Shortly after taking a break from TikTok, she entered into a session with Earl Saga, who she had met via industry connections she had made following the success of "Water Sign". After taking the view that music should be used to make radical statements, she wrote "America's Next Top Model", a belligerent response to those who had attempted to shut her down, which she released in February 2023; a music video for the song was released, in which Irabor dances while ignoring white men screaming at her. A subsequent single, "Growing Into It", detailed her contempt for her friends' clout-chasing ex-boyfriends, and in April 2023, she released the EP Hell or High Water, which included "America's Next Top Model" and "Growing Into It". She then supported Blackpink on their Born Pink World Tour. In November 2023, she released the single "Straight Out the Oven", a song which queried her desires to be conventionally attractive and for toxic men to validate her, and announced a third EP, An Object of Desire, which contained her take on her experience of objectification, desire, and intimacy as a young adult who had grown up in a Catholic environment. She released a further single, "Daisy Chain", a track about having her personal space invaded, followed by An Object of Desire in February 2024.

== Artistry ==
In an April 2022 interview with Notion, Irabor noted that Spider was predominantly inspired by Lorde, Halsey, and Taylor Swift, specifically citing Swift's way with words, and noted that she gravitated towards artists with thriving online communities. For Hell or High Water, she compiled her sound by analysing what she making notes on songs she liked, such as the bassline from Charli XCX's "Vroom Vroom" and the guitar from Grimes' "Flesh Without Blood"; the notes for the music video for "America's Next Top Model" were nineteen pages long. In February 2024, The Irish Times wrote that much of her current influence was coming from women-fronted 1990s rock and alternative bands such as Veruca Salt and Hole, with further inspiration taken from Wet Leg, Gus Dapperton, and Momma. In addition, Tara Joshi of The Guardian described Hell or High Water as "throb[bing] with dissonant punk energy". In April 2023, NME described her works as "alt-pop".

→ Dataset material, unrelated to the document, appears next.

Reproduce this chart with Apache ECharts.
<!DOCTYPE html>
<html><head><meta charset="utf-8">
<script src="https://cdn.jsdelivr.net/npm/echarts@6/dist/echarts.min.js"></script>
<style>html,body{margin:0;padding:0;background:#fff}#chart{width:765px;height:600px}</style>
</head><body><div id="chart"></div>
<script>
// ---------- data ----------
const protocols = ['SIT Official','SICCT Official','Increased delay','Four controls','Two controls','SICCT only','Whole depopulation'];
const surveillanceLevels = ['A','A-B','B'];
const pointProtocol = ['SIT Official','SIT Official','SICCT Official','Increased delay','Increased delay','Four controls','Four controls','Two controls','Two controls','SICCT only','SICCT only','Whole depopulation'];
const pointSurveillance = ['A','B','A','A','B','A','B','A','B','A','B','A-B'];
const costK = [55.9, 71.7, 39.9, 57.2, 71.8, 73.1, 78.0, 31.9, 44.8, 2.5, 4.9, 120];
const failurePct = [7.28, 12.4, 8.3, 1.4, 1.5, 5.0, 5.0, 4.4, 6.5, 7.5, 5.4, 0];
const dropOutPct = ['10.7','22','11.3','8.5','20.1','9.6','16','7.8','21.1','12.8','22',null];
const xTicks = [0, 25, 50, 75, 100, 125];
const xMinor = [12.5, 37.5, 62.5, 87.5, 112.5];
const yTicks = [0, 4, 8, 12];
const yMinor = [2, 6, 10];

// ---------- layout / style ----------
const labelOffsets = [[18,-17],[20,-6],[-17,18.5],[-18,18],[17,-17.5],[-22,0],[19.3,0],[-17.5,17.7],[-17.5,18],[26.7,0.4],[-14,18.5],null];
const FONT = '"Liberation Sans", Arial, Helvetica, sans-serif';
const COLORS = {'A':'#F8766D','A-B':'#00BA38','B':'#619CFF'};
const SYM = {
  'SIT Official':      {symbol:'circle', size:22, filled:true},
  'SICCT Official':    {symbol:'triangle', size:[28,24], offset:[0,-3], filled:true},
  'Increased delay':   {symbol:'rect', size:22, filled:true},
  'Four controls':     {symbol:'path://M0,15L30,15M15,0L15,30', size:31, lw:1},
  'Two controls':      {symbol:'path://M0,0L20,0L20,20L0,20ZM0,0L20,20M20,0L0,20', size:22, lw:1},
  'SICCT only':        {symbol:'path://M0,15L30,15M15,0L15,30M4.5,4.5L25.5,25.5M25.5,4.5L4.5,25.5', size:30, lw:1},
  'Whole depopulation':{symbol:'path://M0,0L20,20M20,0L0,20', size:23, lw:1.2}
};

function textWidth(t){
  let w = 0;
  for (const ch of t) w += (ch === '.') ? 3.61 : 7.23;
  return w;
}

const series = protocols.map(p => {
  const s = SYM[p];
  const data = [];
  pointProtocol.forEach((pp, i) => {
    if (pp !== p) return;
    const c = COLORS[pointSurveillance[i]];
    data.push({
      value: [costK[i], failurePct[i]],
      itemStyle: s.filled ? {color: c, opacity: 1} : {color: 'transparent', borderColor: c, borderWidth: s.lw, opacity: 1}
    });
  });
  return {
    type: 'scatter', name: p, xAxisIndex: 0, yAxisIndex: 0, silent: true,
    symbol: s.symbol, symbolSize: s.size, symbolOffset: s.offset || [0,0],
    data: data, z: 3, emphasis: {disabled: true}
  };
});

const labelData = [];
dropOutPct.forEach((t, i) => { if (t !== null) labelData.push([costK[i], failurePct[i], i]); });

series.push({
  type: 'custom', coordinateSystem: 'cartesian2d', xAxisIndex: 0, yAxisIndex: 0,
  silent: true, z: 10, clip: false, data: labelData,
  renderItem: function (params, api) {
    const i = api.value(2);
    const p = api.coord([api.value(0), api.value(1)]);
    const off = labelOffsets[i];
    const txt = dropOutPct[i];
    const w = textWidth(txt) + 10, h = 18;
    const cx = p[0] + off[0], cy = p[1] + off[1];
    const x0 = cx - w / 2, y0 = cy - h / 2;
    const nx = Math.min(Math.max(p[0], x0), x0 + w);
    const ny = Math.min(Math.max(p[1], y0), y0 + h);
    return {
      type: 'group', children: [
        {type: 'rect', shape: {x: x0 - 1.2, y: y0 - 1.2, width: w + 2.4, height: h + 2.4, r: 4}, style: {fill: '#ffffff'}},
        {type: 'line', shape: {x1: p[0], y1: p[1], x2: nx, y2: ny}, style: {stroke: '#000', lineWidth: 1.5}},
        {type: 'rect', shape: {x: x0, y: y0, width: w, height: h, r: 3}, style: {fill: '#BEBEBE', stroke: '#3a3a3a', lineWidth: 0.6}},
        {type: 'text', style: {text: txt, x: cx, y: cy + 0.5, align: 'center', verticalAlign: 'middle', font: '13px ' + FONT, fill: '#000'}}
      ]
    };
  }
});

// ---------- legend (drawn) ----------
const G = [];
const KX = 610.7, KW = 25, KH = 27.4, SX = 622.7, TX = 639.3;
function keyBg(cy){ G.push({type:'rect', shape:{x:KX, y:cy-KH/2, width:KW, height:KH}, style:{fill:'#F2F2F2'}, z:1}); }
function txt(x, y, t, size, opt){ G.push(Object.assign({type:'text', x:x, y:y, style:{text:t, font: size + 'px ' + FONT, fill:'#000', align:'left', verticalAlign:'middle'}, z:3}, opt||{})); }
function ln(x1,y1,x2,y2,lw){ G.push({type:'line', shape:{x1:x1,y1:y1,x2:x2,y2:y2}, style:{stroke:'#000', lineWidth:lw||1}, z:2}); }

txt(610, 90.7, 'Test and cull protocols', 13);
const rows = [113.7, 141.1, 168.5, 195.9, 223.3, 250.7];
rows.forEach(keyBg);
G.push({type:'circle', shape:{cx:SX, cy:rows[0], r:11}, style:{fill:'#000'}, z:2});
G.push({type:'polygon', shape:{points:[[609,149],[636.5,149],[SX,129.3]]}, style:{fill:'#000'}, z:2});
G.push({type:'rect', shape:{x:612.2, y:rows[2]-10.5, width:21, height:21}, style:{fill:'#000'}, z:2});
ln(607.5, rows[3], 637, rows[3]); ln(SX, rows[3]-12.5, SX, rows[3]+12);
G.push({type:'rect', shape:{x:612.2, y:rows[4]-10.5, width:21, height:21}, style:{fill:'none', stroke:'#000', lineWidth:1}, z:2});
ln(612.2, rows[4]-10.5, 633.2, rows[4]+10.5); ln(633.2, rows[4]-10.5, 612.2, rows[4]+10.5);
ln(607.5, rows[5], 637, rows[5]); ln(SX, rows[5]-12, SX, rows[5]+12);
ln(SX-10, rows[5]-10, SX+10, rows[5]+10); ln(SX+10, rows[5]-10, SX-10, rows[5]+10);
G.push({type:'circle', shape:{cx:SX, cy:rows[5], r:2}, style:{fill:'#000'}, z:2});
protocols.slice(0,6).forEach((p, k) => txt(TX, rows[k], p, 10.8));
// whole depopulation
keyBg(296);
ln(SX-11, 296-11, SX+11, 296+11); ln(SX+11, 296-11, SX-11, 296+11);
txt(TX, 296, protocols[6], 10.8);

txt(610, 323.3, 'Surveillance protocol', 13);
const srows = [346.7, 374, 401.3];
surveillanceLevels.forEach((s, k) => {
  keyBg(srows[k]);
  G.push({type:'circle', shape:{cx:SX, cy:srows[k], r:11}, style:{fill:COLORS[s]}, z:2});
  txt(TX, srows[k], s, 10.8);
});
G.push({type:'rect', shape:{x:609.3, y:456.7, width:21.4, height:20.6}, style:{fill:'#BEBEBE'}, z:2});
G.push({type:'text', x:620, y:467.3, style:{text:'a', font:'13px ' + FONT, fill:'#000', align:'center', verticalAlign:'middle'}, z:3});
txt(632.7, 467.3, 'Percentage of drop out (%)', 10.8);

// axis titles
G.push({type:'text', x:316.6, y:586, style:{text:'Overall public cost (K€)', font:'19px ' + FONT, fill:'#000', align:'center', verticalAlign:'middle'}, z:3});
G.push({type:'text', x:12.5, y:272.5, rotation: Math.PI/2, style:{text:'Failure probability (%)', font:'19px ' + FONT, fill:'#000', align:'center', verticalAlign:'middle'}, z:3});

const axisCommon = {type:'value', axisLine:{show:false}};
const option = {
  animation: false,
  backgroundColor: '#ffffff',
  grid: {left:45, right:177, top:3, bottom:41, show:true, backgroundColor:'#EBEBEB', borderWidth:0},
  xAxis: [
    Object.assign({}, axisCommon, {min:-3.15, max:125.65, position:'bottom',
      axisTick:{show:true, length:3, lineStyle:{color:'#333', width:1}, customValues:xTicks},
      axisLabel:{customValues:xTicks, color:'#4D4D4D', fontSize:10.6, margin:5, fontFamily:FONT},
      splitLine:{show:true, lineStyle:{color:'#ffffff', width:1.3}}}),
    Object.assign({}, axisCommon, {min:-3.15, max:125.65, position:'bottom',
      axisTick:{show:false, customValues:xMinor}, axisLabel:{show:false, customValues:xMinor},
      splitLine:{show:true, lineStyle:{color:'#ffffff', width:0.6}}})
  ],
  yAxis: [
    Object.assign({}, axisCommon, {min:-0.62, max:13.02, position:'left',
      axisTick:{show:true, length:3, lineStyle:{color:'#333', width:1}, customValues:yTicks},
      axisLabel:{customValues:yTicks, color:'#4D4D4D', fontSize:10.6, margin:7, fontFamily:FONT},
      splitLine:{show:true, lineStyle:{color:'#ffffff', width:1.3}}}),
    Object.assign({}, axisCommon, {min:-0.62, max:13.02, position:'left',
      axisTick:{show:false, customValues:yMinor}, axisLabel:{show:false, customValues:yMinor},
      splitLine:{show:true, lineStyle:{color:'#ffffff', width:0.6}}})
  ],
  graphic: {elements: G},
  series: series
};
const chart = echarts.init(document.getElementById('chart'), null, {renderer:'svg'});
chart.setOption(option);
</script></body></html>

Irabor is noted for having a confident on-stage persona; during her performance at the 2023 The Great Escape Festival, she called out her audience several times for responding unenthusiastically, while during one performance as part of DIY's "Hello 2024" series at The Old Blue Last in London, she used one track to call for the audience to name their "shitty exes" and ended by telling the audience "to tell bigots to go fuck themselves". In July 2023, Dork attributed her brashness to going viral during the pandemic, and therefore not having to perform live until later, which meant she had longer to develop confidence in being herself on stage. For her debut headline show, at Camden Assembly, she recruited fellow Black alternative musicians Safesp8ce and Bukky to perform on the bill, so as to make the gig a celebration of Black alternative music.